Die Novelle „Mario und der Zauberer“ von Thomas Mann ist
Ende Oktober 2023 zum ersten Mal in einer attraktiven Leinenausgabe aufgelegt
worden, wurde aber 1930 erstmals publiziert. Der Schriftsteller lässt darin
einen Protagonisten „ein tragisches Reiseerlebnis“, wie es auch im Untertitel
heißt, schildern.
Der unbenannte Ich-Erzähler ist gemeinsam mit seiner Frau,
der acht Jahre alten Tochter und dem etwas jüngeren Sohn an die italienische
Mittelmeerküste gereist. Bereits im ersten Satz fasst er mit der Bezeichnung
„atmosphärisch unangenehm“ zusammen, wie er im Rückblick gesehen, den Urlaub
empfunden hat.
Bei den Touristen und dem Personal des Grand Hotels, in dem
die Familie zunächst gastiert, nimmt er einen Hang dazu wahr, jede Handlung der
Mitmenschen zu bewerten und sich schnell über vermeintlich von den Normen
abweichenden Verhaltens zu empören. Familie Mann macht damit selbst eine
unangenehme Erfahrung. Dennoch beschließen sie, nicht abzureisen. Für die
Kinder steht bald eine besondere Attraktion in dem Besuch einer
Zauberdarbietung bevor. Jedoch erweist sich die Veranstaltung unerwartet als
Vorführung einiger willenlosen Publikumskandidaten, zu denen Mario gehört, ein
Kellner, den auch die Manns kennengelernt haben. Die Novelle endet unerwartet
dramatisch.
Gerade heutzutage ist die Geschichte wieder auf der Höhe der
Zeit. Die Schilderungen lassen auf eine Reise der Familie Mann im Jahr 1926
schließen und auch der Schriftsteller bestätigt, dass die Begebenheiten auf
wahren Ereignissen basieren. Zur damaligen Zeit wurde Italien von einem
faschistischen Regime regiert. Das Niedergeschriebene ist voller Gefühl, die
Abneigung der neuen Stimmungslage durch den Autor ist deutlich zu spüren und
wird von ihm durch Beispiele untermauert.

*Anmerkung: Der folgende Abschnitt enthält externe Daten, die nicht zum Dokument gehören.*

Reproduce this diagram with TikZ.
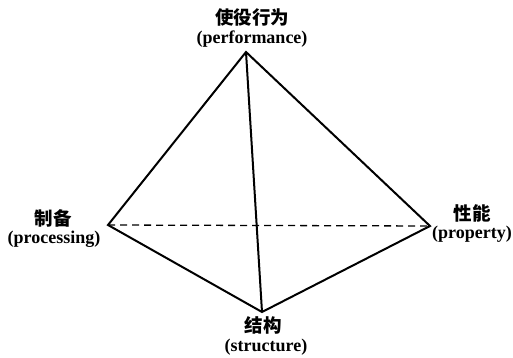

Die Darbietung des Zauberers macht deutlich, wie leicht es
ist, andere zu manipulieren und zum Mitmachen zu veranlassen. Sie zeigt aber
auch einen Vorführer beziehungsweise Verführer, der sich an der Aufmerksamkeit
seiner Zuschauer labt und dadurch zur Höchstform aufläuft. Die Ereignisse
stimmten mich beim Lesen nachdenklich.
Thomas Mann beschreibt in seiner Novelle „Mario und der Zauberer“ ein persönliches Urlaubserlebnis in einer am Mittelmeer gelegenen Kleinstadt in Italien am Ende der 1920er Jahre, reichert es mit seiner Fantasie an und schafft dadurch ein Abbild der Gesellschaft im beginnenden Faschismus des südlichen Lands. Ich hoffe, dass das Werk noch viele Lesende finden wird, vor allem weil es bestechend aktuell ist.